# White fungus? on substrate.



## Emily6 (Feb 14, 2006)

Hey folks- I've never seen this before- maybe someone can help. I recently had to redo my fish tank after moving. I followed DW's advice and went with the Miracle Grow Organic Potting soil under gravel. A month and a half later, I now have this thin line of white fungus-like fuzz growing between the two layers. Of course, it's only visible around the walls of the tank and it doesn't seem to be on the surface of anything.

What is this stuff? Should I be worried?


----------



## bradac56 (May 9, 2007)

It shouldn't be a problem unless you disturb your gravel cap and let it into the water column, if that happens expect one heck of a algae bloom. I've had some experience with that and I wouldn't recommend Miracle Gro unless you really know what your doing (aka DW).

Miracle Gro is terrestrial plant fertilizer and is not made for aquariums so it's not going to work the same way as MTS ( Mineralized Top Soil ) which I would recommend for any DIY type of person whether it's a NPT or not.

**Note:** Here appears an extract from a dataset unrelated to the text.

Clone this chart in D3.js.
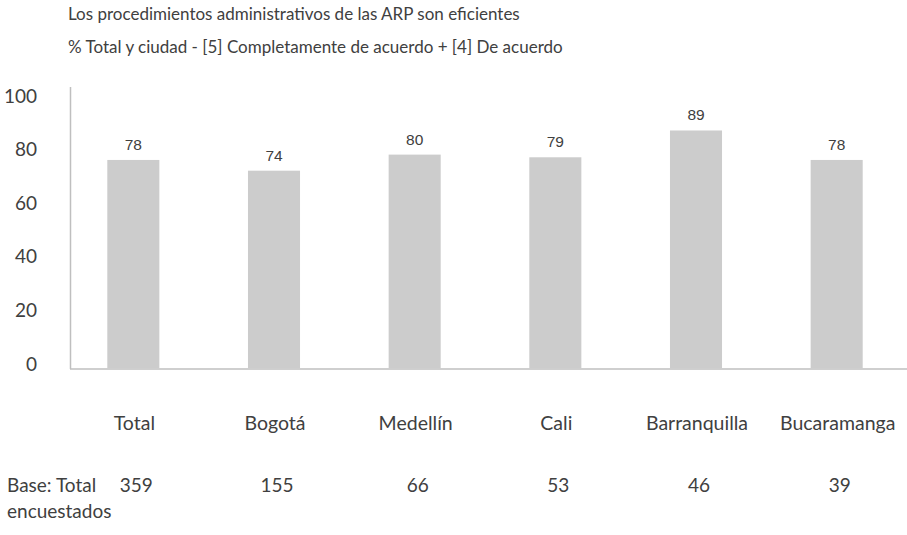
<!DOCTYPE html>
<html>
<head>
<meta charset="utf-8">
<script src="https://cdn.jsdelivr.net/npm/d3@7"></script>
<style>
  html, body { margin: 0; padding: 0; background: #fff; }
  svg { display: block; }
  .lbl { font-family: Lato, "Open Sans", sans-serif; fill: #404040; }
  .val { font-family: "Liberation Sans", Arial, sans-serif; fill: #404040; }
</style>
</head>
<body>
<script>
// Survey results by city
const categories = ["Total", "Bogotá", "Medellín", "Cali", "Barranquilla", "Bucaramanga"];
const values = [78, 74, 80, 79, 89, 78];
const bases = [359, 155, 66, 53, 46, 39];
const yTicks = [0, 20, 40, 60, 80, 100];
const titleLines = [
  "Los procedimientos administrativos de las ARP son eficientes",
  "% Total y ciudad - [5] Completamente de acuerdo + [4] De acuerdo"
];
const baseLabel = ["Base: Total", "encuestados"];

const W = 907, H = 535;
const svg = d3.select("body").append("svg").attr("width", W).attr("height", H);

const x = d3.scaleBand().domain(categories).range([63, 907])
  .paddingInner(0.63).paddingOuter(0.315);
const y = d3.scaleLinear().domain([0, 100]).range([369, 101]);

// Titles
svg.selectAll("text.title").data(titleLines).join("text")
  .attr("class", "title lbl")
  .attr("x", 68).attr("y", (d, i) => 20 + i * 33)
  .style("font-size", "17px")
  .text(d => d);

// Y axis (labels only, plus a plain axis line)
const yAxis = d3.axisLeft(y).tickValues(yTicks).tickSize(0).tickPadding(0);
const gy = svg.append("g").attr("transform", "translate(37,-5)").call(yAxis);
gy.select(".domain").remove();
gy.selectAll("text").attr("class", "lbl").attr("font-family", null)
  .style("font-size", "19px");

svg.append("line").attr("x1", 70.5).attr("x2", 70.5)
  .attr("y1", 87).attr("y2", 369)
  .attr("stroke", "#bfbfbf").attr("stroke-width", 1.5);
svg.append("line").attr("x1", 70).attr("x2", 907)
  .attr("y1", 369).attr("y2", 369)
  .attr("stroke", "#bfbfbf").attr("stroke-width", 1.5);

// Bars
svg.selectAll("rect.bar").data(values).join("rect")
  .attr("class", "bar")
  .attr("x", (d, i) => x(categories[i]))
  .attr("width", x.bandwidth())
  .attr("y", d => y(d))
  .attr("height", d => y(0) - y(d) - 0.75)
  .attr("fill", "#cccccc");

// Value labels
svg.selectAll("text.v").data(values).join("text")
  .attr("class", "v val")
  .attr("x", (d, i) => x(categories[i]) + x.bandwidth() / 2)
  .attr("y", d => y(d) - 10)
  .attr("text-anchor", "middle")
  .style("font-size", "15.5px")
  .text(d => d);

// Category labels
const xAxis = d3.axisBottom(x).tickSize(0).tickPadding(0);
const gx = svg.append("g").attr("transform", "translate(1,416)").call(xAxis);
gx.select(".domain").remove();
gx.selectAll("text").attr("class", "lbl").attr("font-family", null)
  .style("font-size", "19.5px");

// Base counts row
svg.selectAll("text.b").data(bases).join("text")
  .attr("class", "b lbl")
  .attr("x", (d, i) => x(categories[i]) + x.bandwidth() / 2 + 3)
  .attr("y", 492)
  .attr("text-anchor", "middle")
  .style("font-size", "19px")
  .text(d => d);

svg.selectAll("text.bl").data(baseLabel).join("text")
  .attr("class", "bl lbl")
  .attr("x", 7).attr("y", (d, i) => 492 + i * 26)
  .style("font-size", "19px")
  .text(d => d);
</script>
</body>
</html>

Overall Miracle Gro can give you good results but always be careful with it whether it's the top soil or the Plant Food Spikes you really need to keep them out of the water column.

- Brad


----------



## bradac56 (May 9, 2007)

Sorry I forgot to add: an easy way to keep from seeing the white stuff is to put a half inch of your gravel cap down around all four edges and then add your filler substrate and then your gravel cap so that it gives a uniform look all the way to the bottom when viewed from the outside.

- Brad


----------



## davemonkey (Mar 29, 2008)

It'll go away on its own eventually. I had that on some driftwood long ago and after about 2 weeks it just vanished.


----------



## Emily6 (Feb 14, 2006)

Ok, thanks- it's too late for the end-cap trick but I'll remember that next time. This substrate leaked gobs of tannins into the water- I'm still dealing with that. But it's getting better.


----------



## dwalstad (Apr 14, 2006)

I wouldn't worry about the fungus. It will go away. I assume that you're doing water changes to hasten its demise.

The startup period always includes something interesting.


----------